What you will do:
Nothing outside the lines from the one containing "Generate a Python" through the one containing "import pandas as pd" should be copied, and no pictures either. Copy those lines exactly.

Dataset content:

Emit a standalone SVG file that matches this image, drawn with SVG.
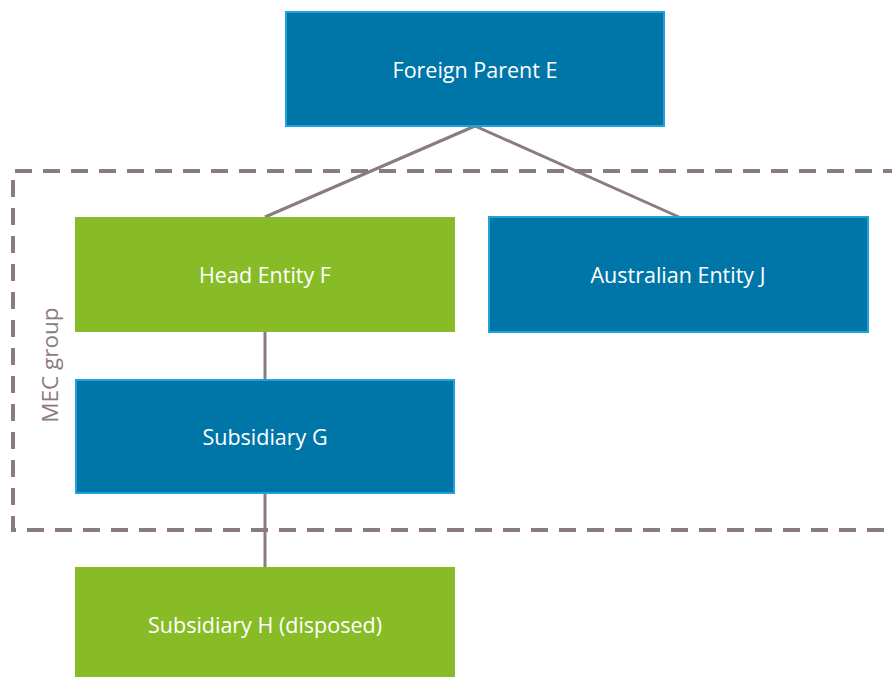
<svg xmlns="http://www.w3.org/2000/svg" width="892" height="677" viewBox="0 0 892 677">
  <style>
    .blue { fill: #0076a8; stroke: #1ea3dc; stroke-width: 2; }
    .green { fill: #88bc27; }
    .label { font-family: "Open Sans", "Liberation Sans", sans-serif; font-size: 21.5px; fill: #ffffff; text-anchor: middle; dominant-baseline: central; }
    .link { stroke: #8a7b7f; stroke-width: 3; fill: none; }
    .group { stroke: #8a7b7f; stroke-width: 4; fill: none; stroke-dasharray: 17 11; }
    .group-label { font-family: "Open Sans", "Liberation Sans", sans-serif; font-size: 22.5px; fill: #8a7b7f; text-anchor: middle; }
  </style>
  <rect width="892" height="677" fill="#ffffff"/>

  <!-- MEC group boundary -->
  <g id="mec-group">
    <path class="group" d="M 900 171 L 13 171 L 13 530 L 900 530"/>
    <text class="group-label" transform="translate(58 365) rotate(-90)">MEC group</text>
  </g>

  <!-- ownership links -->
  <g id="connectors">
    <line class="link" x1="475" y1="126" x2="265" y2="217"/>
    <line class="link" x1="475" y1="126" x2="679" y2="217"/>
    <line class="link" x1="265" y1="332" x2="265" y2="379"/>
    <line class="link" x1="265" y1="493" x2="265" y2="567"/>
  </g>

  <g id="foreign-parent-e">
    <rect class="blue" x="286" y="12" width="378" height="114"/>
    <text class="label" x="475" y="69">Foreign Parent E</text>
  </g>

  <g id="head-entity-f">
    <rect class="green" x="75" y="217" width="380" height="115"/>
    <text class="label" x="265" y="274">Head Entity F</text>
  </g>

  <g id="australian-entity-j">
    <rect class="blue" x="489" y="217" width="379" height="115"/>
    <text class="label" x="678" y="274">Australian Entity J</text>
  </g>

  <g id="subsidiary-g">
    <rect class="blue" x="76" y="380" width="378" height="113"/>
    <text class="label" x="265" y="436">Subsidiary G</text>
  </g>

  <g id="subsidiary-h">
    <rect class="green" x="75" y="567" width="380" height="110"/>
    <text class="label" x="265" y="624">Subsidiary H (disposed)</text>
  </g>
</svg>
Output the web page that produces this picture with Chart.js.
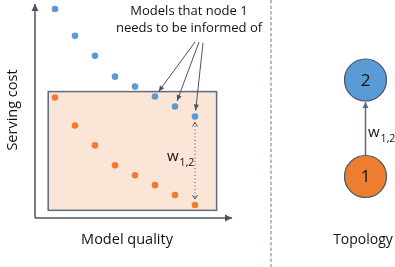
<!DOCTYPE html>
<html>
<head>
<meta charset="utf-8">
<script src="https://cdn.jsdelivr.net/npm/chart.js@4"></script>
<style>
  html, body { margin: 0; padding: 0; background: #fff; }
  #wrap { width: 395px; height: 267px; }
</style>
</head>
<body>
<div id="wrap"><canvas id="chart"></canvas></div>
<script>
// model quality index of each model
const quality = [1, 2, 3, 4, 5, 6, 7, 8];
// serving cost of the models hosted at node 2 (blue) and node 1 (orange)
const costNode2 = [21.0, 18.3, 16.3, 14.2, 13.2, 12.2, 11.2, 10.2];
const costNode1 = [12.1, 9.3, 7.3, 5.3, 4.3, 3.3, 2.3, 1.3];
// models node 1 needs to be informed of (index into the node 2 list)
const informed = [5, 6, 7];
// shaded region around node 1's models
const boxQuality = [0.66, 9.08];
const boxCost = [0.77, 12.7];

const BLUE = '#5b9bd5';
const ORANGE = '#ed7d31';
const AXIS = '#44546a';
const FONT = '"Open Sans", "Liberation Sans", sans-serif';

function arrowHead(ctx, x, y, angle, len, wid, filled) {
    ctx.save();
    ctx.translate(x, y);
    ctx.rotate(angle);
    ctx.beginPath();
    ctx.moveTo(0, 0);
    ctx.lineTo(-len, -wid);
    if (filled) {
        ctx.lineTo(-len, wid);
        ctx.closePath();
        ctx.fill();
    } else {
        ctx.moveTo(0, 0);
        ctx.lineTo(-len, wid);
        ctx.stroke();
    }
    ctx.restore();
}

function arrow(ctx, x1, y1, x2, y2, len, wid) {
    ctx.beginPath();
    ctx.moveTo(x1, y1);
    ctx.lineTo(x2, y2);
    ctx.stroke();
    arrowHead(ctx, x2, y2, Math.atan2(y2 - y1, x2 - x1), len, wid, true);
}

function wLabel(ctx, x, y) {
    ctx.textAlign = 'left';
    ctx.textBaseline = 'alphabetic';
    ctx.font = '15px ' + FONT;
    ctx.fillText('w', x, y);
    const w = ctx.measureText('w').width;
    ctx.font = '10.5px ' + FONT;
    ctx.fillText('1,2', x + w + 1, y + 5);
}

const boxPlugin = {
    id: 'box',
    beforeDatasetsDraw(chart) {
        const ctx = chart.ctx;
        const xs = chart.scales.x, ys = chart.scales.y;
        const x0 = xs.getPixelForValue(boxQuality[0]);
        const x1 = xs.getPixelForValue(boxQuality[1]);
        const y0 = ys.getPixelForValue(boxCost[1]);
        const y1 = ys.getPixelForValue(boxCost[0]);
        ctx.save();
        ctx.fillStyle = '#fbe5d6';
        ctx.fillRect(x0, y0, x1 - x0, y1 - y0);
        ctx.strokeStyle = '#5f6b7b';
        ctx.lineWidth = 1.5;
        ctx.strokeRect(x0, y0, x1 - x0, y1 - y0);
        ctx.restore();
    }
};

const decorPlugin = {
    id: 'decor',
    afterDraw(chart) {
        const ctx = chart.ctx;
        const area = chart.chartArea;
        const xs = chart.scales.x, ys = chart.scales.y;
        ctx.save();

        // axes with arrow heads
        ctx.strokeStyle = AXIS;
        ctx.fillStyle = AXIS;
        ctx.lineWidth = 1.5;
        arrow(ctx, area.left, area.bottom, area.left, area.top, 7, 3.5);
        arrow(ctx, area.left, area.bottom, area.right, area.bottom, 7, 3.5);

        // axis titles
        ctx.fillStyle = '#111';
        ctx.font = '14.5px ' + FONT;
        ctx.textAlign = 'center';
        ctx.textBaseline = 'middle';
        ctx.fillText('Model quality', 127, 240);
        ctx.save();
        ctx.translate(13, 110);
        ctx.rotate(-Math.PI / 2);
        ctx.fillText('Serving cost', 0, 0);
        ctx.restore();

        // annotation
        ctx.font = '13px ' + FONT;
        ctx.fillText('Models that node 1', 189, 11);
        ctx.fillText('needs to be informed of', 189, 28);

        ctx.strokeStyle = '#44546a';
        ctx.fillStyle = '#44546a';
        ctx.lineWidth = 1;
        const starts = [[195, 42], [199, 42], [203, 43]];
        informed.forEach((i, k) => {
            const px = xs.getPixelForValue(quality[i]);
            const py = ys.getPixelForValue(costNode2[i]);
            const sx = starts[k][0], sy = starts[k][1];
            const d = Math.hypot(px - sx, py - sy);
            const ex = px + (sx - px) / d * 6;
            const ey = py + (sy - py) / d * 6;
            arrow(ctx, sx, sy, ex, ey, 6, 2.5);
        });

        // dotted double arrow between the two last models
        const last = quality.length - 1;
        const dx = xs.getPixelForValue(quality[last]);
        const dTop = ys.getPixelForValue(costNode2[last]) + 6;
        const dBot = ys.getPixelForValue(costNode1[last]) - 6;
        ctx.setLineDash([1, 2.5]);
        ctx.beginPath();
        ctx.moveTo(dx, dTop);
        ctx.lineTo(dx, dBot);
        ctx.stroke();
        ctx.setLineDash([]);
        arrowHead(ctx, dx, dTop, -Math.PI / 2, 4, 2.5, false);
        arrowHead(ctx, dx, dBot, Math.PI / 2, 4, 2.5, false);
        ctx.fillStyle = '#111';
        wLabel(ctx, 167, 161);

        // separator
        ctx.strokeStyle = '#8c9bab';
        ctx.lineWidth = 1.3;
        ctx.setLineDash([3.5, 2]);
        ctx.beginPath();
        ctx.moveTo(271, 0);
        ctx.lineTo(271, 267);
        ctx.stroke();
        ctx.setLineDash([]);

        // topology
        const nx = 365.5, n2y = 80, n1y = 176.5, r = 21;
        ctx.strokeStyle = '#5a6a80';
        ctx.fillStyle = '#5a6a80';
        ctx.lineWidth = 1.5;
        arrow(ctx, nx, n1y - r, nx, n2y + r + 1, 6, 3);
        [[n2y, BLUE, '2'], [n1y, ORANGE, '1']].forEach(([cy, col, lab]) => {
            ctx.beginPath();
            ctx.arc(nx, cy, r, 0, Math.PI * 2);
            ctx.fillStyle = col;
            ctx.fill();
            ctx.strokeStyle = '#41536b';
            ctx.lineWidth = 1.2;
            ctx.stroke();
            ctx.fillStyle = '#111';
            ctx.font = '17px ' + FONT;
            ctx.textAlign = 'center';
            ctx.textBaseline = 'middle';
            ctx.fillText(lab, nx, cy + 1);
        });
        ctx.fillStyle = '#111';
        wLabel(ctx, 368, 137);
        ctx.font = '14px ' + FONT;
        ctx.textAlign = 'center';
        ctx.textBaseline = 'middle';
        ctx.fillText('Topology', 363, 240);

        ctx.restore();
    }
};

new Chart(document.getElementById('chart'), {
    type: 'scatter',
    data: {
        datasets: [{
            label: 'Node 2 models',
            data: quality.map((q, i) => ({ x: q, y: costNode2[i] })),
            backgroundColor: BLUE,
            borderWidth: 0,
            pointRadius: 3.3
        }, {
            label: 'Node 1 models',
            data: quality.map((q, i) => ({ x: q, y: costNode1[i] })),
            backgroundColor: ORANGE,
            borderWidth: 0,
            pointRadius: 3.3
        }]
    },
    options: {
        responsive: true,
        maintainAspectRatio: false,
        animation: false,
        layout: { padding: { left: 35, top: 3, right: 163, bottom: 49 } },
        scales: {
            x: { type: 'linear', display: false, min: 0, max: 9.85 },
            y: { type: 'linear', display: false, min: 0, max: 21.5 }
        },
        plugins: {
            legend: { display: false },
            tooltip: { enabled: false }
        }
    },
    plugins: [boxPlugin, decorPlugin]
});
</script>
</body>
</html>
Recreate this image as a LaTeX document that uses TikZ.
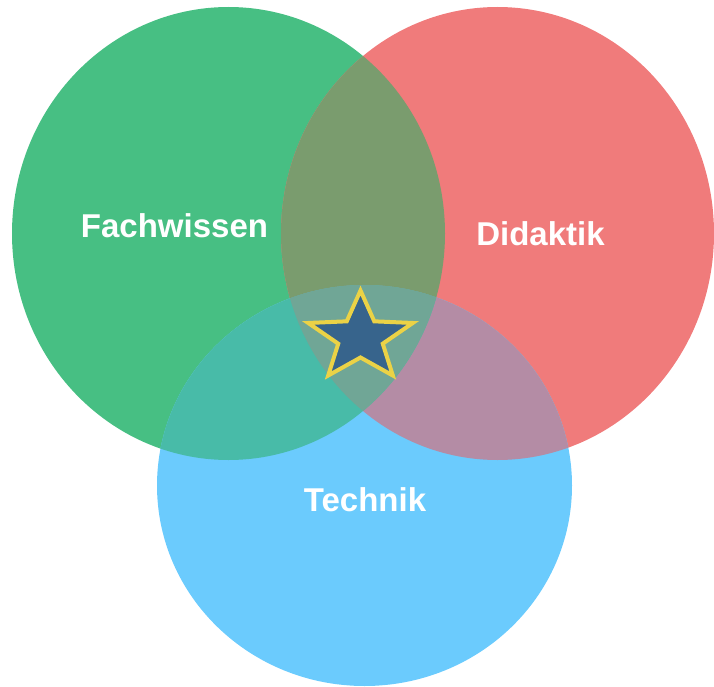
\documentclass[tikz,border=0pt]{standalone}
\usepackage{fontspec}
\setmainfont{Liberation Sans}
\definecolor{cG}{RGB}{71,191,131}
\definecolor{cR}{RGB}{240,123,123}
\definecolor{cB}{RGB}{107,203,253}
\definecolor{cGR}{RGB}{122,156,110}
\definecolor{cGB}{RGB}{72,187,168}
\definecolor{cRB}{RGB}{180,140,165}
\definecolor{cGRB}{RGB}{112,166,150}
\definecolor{starfill}{RGB}{55,100,140}
\definecolor{staredge}{RGB}{235,210,70}
\begin{document}
\begin{tikzpicture}[x=1pt,y=-1pt,
  lbl/.style={text=white,font=\bfseries\fontsize{33}{36}\selectfont,anchor=base,inner sep=0pt},
  starstyle/.style={fill=starfill,draw=staredge,line width=4pt,line join=miter}]
\useasboundingbox (0,0) rectangle (714,687);
\def\greenE{(228.5,233.5) ellipse [x radius=216.5,y radius=226.5]}
\def\redE{(497.5,233.5) ellipse [x radius=216.5,y radius=226.5]}
\def\blueE{(364.5,485.5) ellipse [x radius=207.5,y radius=200.5]}
\fill[cG] \greenE;
\fill[cR] \redE;
\fill[cB] \blueE;
\begin{scope}
  \clip \greenE;
  \fill[cGR] \redE;
\end{scope}
\begin{scope}
  \clip \blueE;
  \begin{scope}
    \clip \redE;
    \fill[cRB] (0,0) rectangle (714,687);
  \end{scope}
  \clip \greenE;
  \fill[cGB] (0,0) rectangle (714,687);
  \clip \redE;
  \fill[cGRB] (0,0) rectangle (714,687);
\end{scope}
\draw[starstyle,shift={(360.5,337.5)},xscale=1.17]
  (270:47) -- (306:20) -- (342:47) -- (18:20) -- (54:47) -- (90:20)
  -- (126:47) -- (162:20) -- (198:47) -- (234:20) -- cycle;
\node[lbl] (fach) at (174.5,237) {Fachwissen};
\node[lbl] (dida) at (540.5,245) {Didaktik};
\node[lbl] (tech) at (365,511) {Technik};
\end{tikzpicture}
\end{document}
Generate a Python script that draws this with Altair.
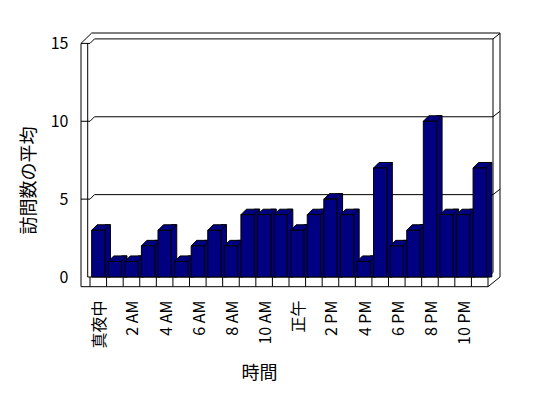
import altair as alt
import pandas as pd

# ---- data -------------------------------------------------------------
hours = ["真夜中", "1 AM", "2 AM", "3 AM", "4 AM", "5 AM", "6 AM", "7 AM",
         "8 AM", "9 AM", "10 AM", "11 AM", "正午", "1 PM", "2 PM", "3 PM",
         "4 PM", "5 PM", "6 PM", "7 PM", "8 PM", "9 PM", "10 PM", "11 PM"]
visits = [3, 1, 1, 2, 3, 1, 2, 3, 2, 4, 4, 4, 3, 4, 5, 4, 1, 7, 2, 3, 10, 4, 4, 7]
x_tick_labels = ["真夜中", "2 AM", "4 AM", "6 AM", "8 AM", "10 AM", "正午",
                 "2 PM", "4 PM", "6 PM", "8 PM", "10 PM"]
y_ticks = [0, 5, 10, 15]
grid_values = [5, 10, 15]

df = pd.DataFrame({"時間": hours, "訪問数の平均": visits})
grid_df = pd.DataFrame({"v": grid_values})
one = pd.DataFrame({"k": [0]})

# ---- style ------------------------------------------------------------
NAVY = "#000080"
FONT = "Noto Sans CJK JP"
X_RANGE = [9, 407]
STEP = (X_RANGE[1] - X_RANGE[0]) / len(hours)
BAND = STEP * 0.8
D = 5.5          # bar depth
GD = 4.5         # wall depth (vertical)
PW, PH = 419, 254

x_scale = alt.Scale(domain=hours, range=X_RANGE, paddingInner=0.2, paddingOuter=0.1)
y_scale = alt.Scale(domain=[0, 15], range=[244, 10.4], nice=False, zero=True)

x_axis = alt.Axis(values=x_tick_labels, labelAngle=270, labelAlign="right",
                  labelBaseline="middle", labelPadding=13, labelFont=FONT,
                  labelFontSize=16, labelColor="black", ticks=False, tickSize=0,
                  domain=False, grid=False, title="時間", titleFont=FONT,
                  titleFontSize=18, titleFontWeight="normal", titleColor="black",
                  titleX=178, titleY=86, titleAlign="center", titleBaseline="middle",
                  labelOffset=2)
y_axis = alt.Axis(values=y_ticks, labelPadding=13, labelFont=FONT, labelFontSize=16,
                  labelColor="black", ticks=False, tickSize=0, domain=False,
                  grid=False, title="訪問数の平均", titleFont=FONT, titleFontSize=18,
                  titleFontWeight="normal", titleColor="black", titleAngle=270,
                  titleX=-52, titleY=147, titleAlign="center", titleBaseline="middle")


def X(**kw):
    return alt.X("時間:N", sort=hours, scale=x_scale, axis=x_axis, **kw)


def Y():
    return alt.Y("訪問数の平均:Q", scale=y_scale, axis=y_axis, stack=None)


def GY():
    return alt.Y("v:Q", scale=y_scale, axis=y_axis)


def seg(x1, x2, y1, y2):
    return alt.Chart(one).mark_rule(color="black", strokeWidth=1).encode(
        x=alt.value(x1), x2=alt.value(x2), y=alt.value(y1), y2=alt.value(y2))


# ---- walls / floor frame ----------------------------------------------
frame = [
    seg(0, 0, 10.4, 253.7),          # left front edge
    seg(6.7, 6.7, 10.4, 244),        # left wall inner edge
    seg(0, 10.7, 10.4, 0),           # top-left outer diagonal
    seg(10.7, PW, 0, 0),             # outer top
    seg(PW, PW, 0, 244),             # right outer edge
    seg(412, 412, 5.9, 239.5),       # right inner edge
    seg(6.7, 407, 244, 244),         # floor top edge
    seg(0, 407, 253.7, 253.7),       # floor front bottom
    seg(407, 407, 244, 253.7),       # floor right front
    seg(407, PW, 253.7, 244),        # floor right diagonal
    seg(407, 412, 244, 239.5),       # floor back diagonal
]

grid_front = alt.Chart(grid_df).mark_rule(color="black", strokeWidth=1).encode(
    x=alt.value(0), x2=alt.value(9), y=GY())
grid_diag = alt.Chart(grid_df).mark_rule(color="black", strokeWidth=1, y2Offset=-GD).encode(
    x=alt.value(9), x2=alt.value(13.5), y=GY(), y2=alt.Y2("v:Q"))
grid_back = alt.Chart(grid_df).mark_rule(color="black", strokeWidth=1, yOffset=-GD).encode(
    x=alt.value(13.5), x2=alt.value(412), y=GY())
grid_right = alt.Chart(grid_df).mark_rule(color="black", strokeWidth=1, yOffset=-GD,
                                          y2Offset=-10).encode(
    x=alt.value(412), x2=alt.value(PW), y=GY(), y2=alt.Y2("v:Q"))

dividers = alt.Chart(df).mark_rule(color="black", strokeWidth=1,
                                   xOffset=-STEP * 0.1).encode(
    x=X(bandPosition=0), y=alt.value(244), y2=alt.value(253.7))

# ---- 3D bars ----------------------------------------------------------
side = alt.Chart(df).mark_bar(width=D, xOffset=BAND / 2 + D / 2, yOffset=-D,
                              fill=NAVY, stroke="black", strokeWidth=1).encode(
    x=X(), y=Y())
h = BAND / 2
top_path = f"M{-h:.2f},0L{h:.2f},0L{h + D:.2f},{-D}L{-h + D:.2f},{-D}Z"
top = alt.Chart(df).mark_point(shape=top_path, size=4, filled=True, fill=NAVY,
                               stroke="black", strokeWidth=1, opacity=1).encode(
    x=X(), y=Y())
front = alt.Chart(df).mark_bar(fill=NAVY, stroke="black", strokeWidth=1).encode(
    x=X(), y=Y())

chart = alt.layer(
    *frame, grid_front, grid_diag, grid_back, grid_right, dividers, side, top, front
).properties(
    width=PW, height=PH,
    autosize=alt.AutoSizeParams(type="none"),
    padding={"left": 73, "top": 25, "right": 20, "bottom": 100},
    background="white",
).configure_view(stroke=None)

chart.save("out.html", embed_options={"renderer": "svg", "actions": False})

Answer to this exercise:
Generate a Python script that draws this with Altair.
import altair as alt
import pandas as pd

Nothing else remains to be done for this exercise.